In its announcement, the FTC said:
On product packaging, Kellogg claimed that Rice Krispies cereal "now helps support your child's immunity," with "25 percent Daily Value of Antioxidants and Nutrients – Vitamins A, B, C, and E." The back of the cereal box stated that "Kellogg's Rice Krispies has been improved to include antioxidants and nutrients that your family needs to help them stay healthy."
The FTC says the original settlement barred the breakfast-food maker "from making claims about the benefits to cognitive health, process, or function provided by any cereal or any morning food or snack food unless the claims were true and substantiated." The new agreement sets a higher bar, prohibiting the company "from making claims about any health benefit of any food unless the claims are backed by scientific evidence and not misleading." The questionable claims also involved Multi-grain Krispies cereal, Frosted Krispies cereal, and Cocoa Krispies cereal.

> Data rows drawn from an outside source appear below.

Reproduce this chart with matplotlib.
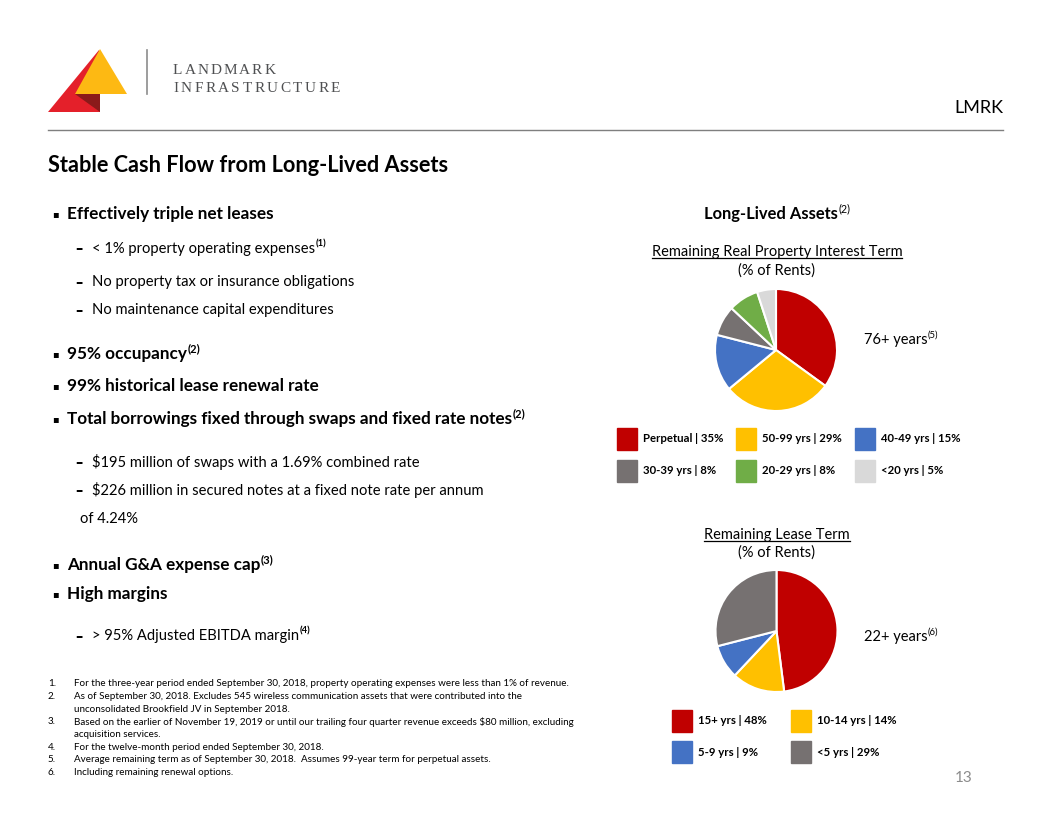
import matplotlib
matplotlib.use('Agg')
import matplotlib.pyplot as plt
from matplotlib.patches import Polygon, Rectangle
from matplotlib.lines import Line2D

# pie data
rent_labels = ['Perpetual', '50-99 yrs', '40-49 yrs', '30-39 yrs', '20-29 yrs', '<20 yrs']
rent_values = [35, 29, 15, 8, 8, 5]
rent_colors = ['#C00000', '#FFC000', '#4472C4', '#767171', '#70AD47', '#D9D9D9']

lease_labels = ['15+ yrs', '10-14 yrs', '5-9 yrs', '<5 yrs']
lease_values = [48, 14, 9, 29]
lease_colors = ['#C00000', '#FFC000', '#4472C4', '#767171']

# left column text: (kind, text, superscript, y)
bullets = [
    ('b', 'Effectively triple net leases', '', 214),
    ('d', '< 1% property operating expenses', '(1)', 249),
    ('d', 'No property tax or insurance obligations', '', 282),
    ('d', 'No maintenance capital expenditures', '', 310),
    ('b', '95% occupancy', '(2)', 354),
    ('b', '99% historical lease renewal rate', '', 386),
    ('b', 'Total borrowings fixed through swaps and fixed rate notes', '(2)', 419),
    ('d', '$195 million of swaps with a 1.69% combined rate', '', 462),
    ('d', '$226 million in secured notes at a fixed note rate per annum', '', 490),
    ('c', 'of 4.24%', '', 519),
    ('b', 'Annual G&A expense cap', '(3)', 565),
    ('b', 'High margins', '', 594),
    ('d', '> 95% Adjusted EBITDA margin', '(4)', 636),
]

footnotes = [
    ('1.', 'For the three-year period ended September 30, 2018, property operating expenses were less than 1% of revenue.'),
    ('2.', 'As of September 30, 2018. Excludes 545 wireless communication assets that were contributed into the'),
    ('', 'unconsolidated Brookfield JV in September 2018.'),
    ('3.', 'Based on the earlier of November 19, 2019 or until our trailing four quarter revenue exceeds $80 million, excluding'),
    ('', 'acquisition services.'),
    ('4.', 'For the twelve-month period ended September 30, 2018.'),
    ('5.', 'Average remaining term as of September 30, 2018.  Assumes 99-year term for perpetual assets.'),
    ('6.', 'Including remaining renewal options.'),
]

plt.rcParams['font.family'] = ['Lato', 'DejaVu Sans']
W, H = 1056, 816
fig = plt.figure(figsize=(W / 100, H / 100), dpi=100)
fig.patch.set_facecolor('white')
r = fig.canvas.get_renderer()


def P(x, y):
    return x / W, 1 - y / H


def txt(x, y, s, size, **kw):
    kw.setdefault('va', 'center')
    return fig.text(*P(x, y), s, fontsize=size, **kw)


def sup_after(t, s, size, color='black', weight='normal'):
    bb = t.get_window_extent(r)
    ymid = (bb.y0 + bb.y1) / 2
    fig.text((bb.x1 + 0.5) / W, (ymid + size * 0.45) / H, s, fontsize=size * 0.65,
             va='center', color=color, weight=weight)


def underline(t, color='black'):
    bb = t.get_window_extent(r)
    fig.add_artist(Line2D([bb.x0 / W, bb.x1 / W], [(bb.y0 + 1) / H] * 2,
                          color=color, lw=0.9))


# logo
def poly(pts, color):
    fig.add_artist(Polygon([P(*p) for p in pts], closed=True, color=color,
                           transform=fig.transFigure, lw=0))


poly([(48, 112), (99, 50), (100, 112)], '#E4202A')
poly([(100, 49), (75, 94), (127, 94)], '#FDB913')
poly([(75, 94), (100, 94), (100, 112)], '#8B1A1A')
fig.add_artist(Line2D([147 / W] * 2, [P(0, 50)[1], P(0, 94)[1]], color='#8c8c8c', lw=1.2))


def spaced(x, y, s, size, track):
    for ch in s:
        t = txt(x, y, ch, size, family='Liberation Serif', color='#4f5052')
        x += t.get_window_extent(r).width + track


spaced(173, 70, 'LANDMARK', 11, 2.0)
spaced(173, 89, 'INFRASTRUCTURE', 11, 2.5)

# header
txt(1003, 108, 'LMRK', 13, ha='right')
fig.add_artist(Line2D([48 / W, 1003 / W], [P(0, 130)[1]] * 2, color='#7f7f7f', lw=1))
txt(48, 165, 'Stable Cash Flow from Long-Lived Assets', 15.7, weight='bold')

# bullets
for kind, s, sp, y in bullets:
    if kind == 'b':
        txt(52, y, '\u25aa', 7, family='DejaVu Sans')
        t = txt(67, y, s, 12.3, weight='bold')
        if sp:
            sup_after(t, sp, 12.3, weight='bold')
    elif kind == 'd':
        txt(75, y, '\u2013', 10.6, family='DejaVu Sans', weight='bold')
        t = txt(92, y, s, 10.6)
        if sp:
            sup_after(t, sp, 10.6, weight='bold')
    else:
        txt(80, y, s, 10.6)

for i, (num, s) in enumerate(footnotes):
    y = 684 + i * 12.6
    if num:
        txt(48, y, num, 7.1)
    txt(74, y, s, 7.1)

txt(973, 778, '13', 11, ha='right', color='#8c8c8c')

# right column titles
t = txt(704, 214, 'Long-Lived Assets', 11.9, weight='bold')
sup_after(t, '(2)', 11.9)
t = txt(777, 252, 'Remaining Real Property Interest Term', 10.5, ha='center')
underline(t)
txt(777, 271, '(% of Rents)', 10.5, ha='center')
t = txt(864, 340, '76+ years', 10.5)
sup_after(t, '(5)', 10.5)

t = txt(777, 535, 'Remaining Lease Term', 10.5, ha='center')
underline(t)
txt(777, 553, '(% of Rents)', 10.5, ha='center')
t = txt(864, 637, '22+ years', 10.5)
sup_after(t, '(6)', 10.5)


def pie(cx, cy, rad, values, colors):
    rr = rad * 1.03
    ax = fig.add_axes([(cx - rr) / W, 1 - (cy + rr) / H, 2 * rr / W, 2 * rr / H])
    ax.pie(values, colors=colors, startangle=90, counterclock=False,
           wedgeprops=dict(edgecolor='white', linewidth=1.5))
    ax.set_xlim(-1.03, 1.03)
    ax.set_ylim(-1.03, 1.03)
    ax.axis('off')


pie(776, 350, 61, rent_values, rent_colors)
pie(776.5, 631, 61, lease_values, lease_colors)


def legend(labels, values, colors, xs, ys):
    for i, (lab, v, c) in enumerate(zip(labels, values, colors)):
        x = xs[i % len(xs)]
        y = ys[i // len(xs)]
        fig.add_artist(Rectangle(P(x, y + 22), 20 / W, 22 / H, color=c,
                                 transform=fig.transFigure))
        txt(x + 26, y + 11, f'{lab} | {v}%', 8.2, weight='bold')


legend(rent_labels, rent_values, rent_colors, [617, 736, 855], [428, 460])
legend(lease_labels, lease_values, lease_colors, [672, 791], [710, 741])

fig.savefig('out.png', dpi=100)
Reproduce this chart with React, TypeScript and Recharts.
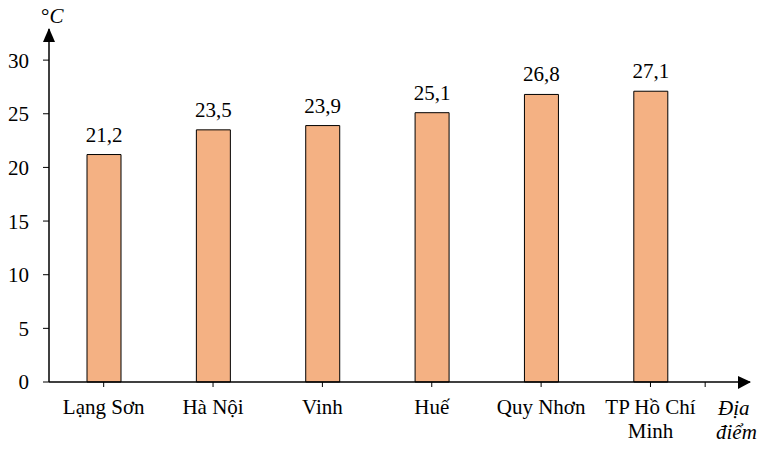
import { BarChart, Bar, XAxis, YAxis, LabelList } from 'recharts';

// Nhiệt độ trung bình năm (°C) tại một số địa điểm
const CATEGORIES = ['Lạng Sơn', 'Hà Nội', 'Vinh', 'Huế', 'Quy Nhơn', 'TP Hồ Chí Minh'];
const TEMPS = [21.2, 23.5, 23.9, 25.1, 26.8, 27.1];
const Y_TICKS = [0, 5, 10, 15, 20, 25, 30];
// tick cuối ở giữa khoảng trống sau cột cuối cùng
const X_TICKS = [0, 1, 2, 3, 4, 5, 5.5];

const FONT = 'Liberation Serif, Tinos, Times New Roman, DejaVu Serif, serif';
const FS = 21;
const BAR_COLOR = '#F4B183';

const data = CATEGORIES.map((name, i) => ({ idx: i, name, temp: TEMPS[i] }));

const CategoryTick = (props: any) => {
  const { x, y, payload } = props;
  const v = payload.value;
  if (!Number.isInteger(v) || !CATEGORIES[v]) return null;
  const name: string = CATEGORIES[v];
  // tách dòng cho tên dài
  const lines = name === 'TP Hồ Chí Minh' ? ['TP Hồ Chí', 'Minh'] : [name];
  return (
    <text x={x} y={y} textAnchor="middle" style={{ fontFamily: FONT, fontSize: FS }} fill="#000">
      {lines.map((l, i) => (
        <tspan key={i} x={x} dy={i === 0 ? 25 : 24}>
          {l}
        </tspan>
      ))}
    </text>
  );
};

export default function App() {
  return (
    <div style={{ position: 'absolute', left: 0, top: 0, width: 777, height: 449, background: '#fff' }}>
      <BarChart
        width={777}
        height={449}
        data={data}
        margin={{ top: 29, right: 27, bottom: 0, left: 0 }}
      >
        <XAxis
          type="number"
          dataKey="idx"
          domain={[-0.5, 5.91]}
          ticks={X_TICKS}
          interval={0}
          allowDecimals
          height={67}
          tickSize={5}
          tickMargin={2}
          axisLine={{ stroke: '#000', strokeWidth: 1.5 }}
          tickLine={{ stroke: '#000', strokeWidth: 1 }}
          tick={<CategoryTick />}
        />
        <YAxis
          type="number"
          domain={[0, 32.9]}
          ticks={Y_TICKS}
          interval={0}
          width={49}
          tickSize={6}
          tickMargin={14}
          axisLine={{ stroke: '#000', strokeWidth: 1.5 }}
          tickLine={{ stroke: '#000', strokeWidth: 1 }}
          tick={{ fill: '#000', style: { fontFamily: FONT, fontSize: FS } }}
        />
        <Bar
          dataKey="temp"
          barSize={34}
          fill={BAR_COLOR}
          stroke="#000"
          strokeWidth={1}
          isAnimationActive={false}
        >
          <LabelList
            dataKey="temp"
            position="top"
            offset={13}
            formatter={(v: any) => String(v).replace('.', ',')}
            style={{ fill: '#000', fontFamily: FONT, fontSize: FS }}
          />
        </Bar>
      </BarChart>
      {/* mũi tên trục và nhãn đơn vị */}
      <svg
        width={777}
        height={449}
        style={{ position: 'absolute', left: 0, top: 0, pointerEvents: 'none' }}
      >
        <polygon points="49,28 43,42 55,42" fill="#000" />
        <polygon points="751,382 738,376 738,389" fill="#000" />
        <text x={41} y={23} style={{ fontFamily: FONT, fontSize: FS }} fill="#000">
          <tspan>°</tspan>
          <tspan fontStyle="italic">C</tspan>
        </text>
        <text style={{ fontFamily: FONT, fontSize: FS, fontStyle: 'italic' }} fill="#000">
          <tspan x={718} y={415}>Địa</tspan>
          <tspan x={716} y={439}>điểm</tspan>
        </text>
      </svg>
    </div>
  );
}
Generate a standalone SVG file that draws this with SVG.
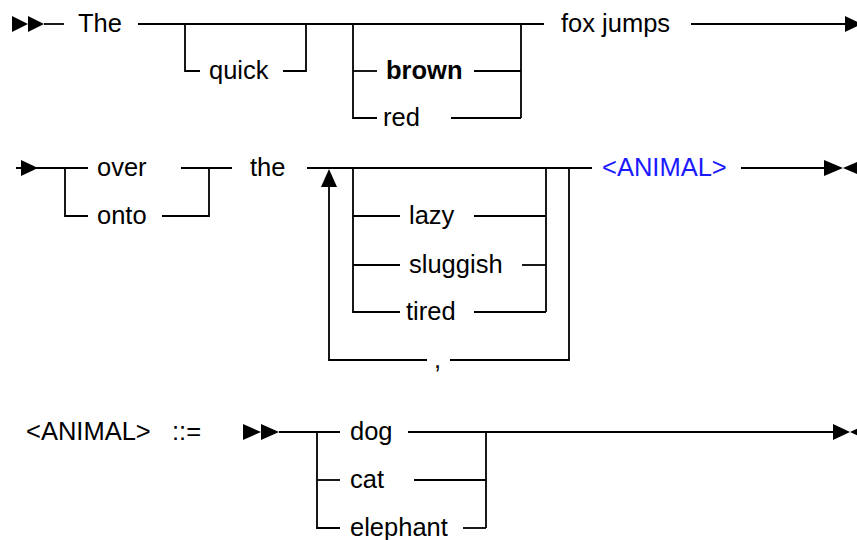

Said FTC Chairman Jon Leibowitz:
We expect more from a great American company than making dubious claims – not once, but twice – that its cereals improve children's health. Next time, Kellogg needs to stop and think twice about the claims it's making before rolling out a new ad campaign, so parents can make the best choices for their children.
In a concurring opinion filed along with the order, Leibowitz made clear that he was especially irked by the timing of the new ad campaign:
What is particularly disconcerting to us is that at the same time that Kellogg was making promises to the Commission regarding Frosted Mini-Wheats, the company was preparing to make problematic claims about Rice Krispies.
Kellogg Company has a long history of responsible advertising. We stand behind the validity of our product claims and research, so we agreed to an order that covers those claims. We believe that the revisions to the existing consent agreement satisfied any remaining concerns.
If you want to know more, the FTC offers a link to the documents in last year's case - including video clips - here.
One of the commercials shows how the lawyers presumably thought the company was protecting itself. As the announcer made the "improve kids' attentiveness by nearly 20%" claim, the on-screen fine print elaborated crucially on the "compared to what?" question:
Based upon independent clinical research, kids who ate Frosted Mini-Wheats cereal for breakfast had up to 18% better attentiveness three hours after breakfast than kids who ate no breakfast.
Compared to "kids who ate no breakfast" is not exactly a high standard.
Maybe the Kellogg lawyers need to eat more Mini-Wheats. I hear they make you more attentive.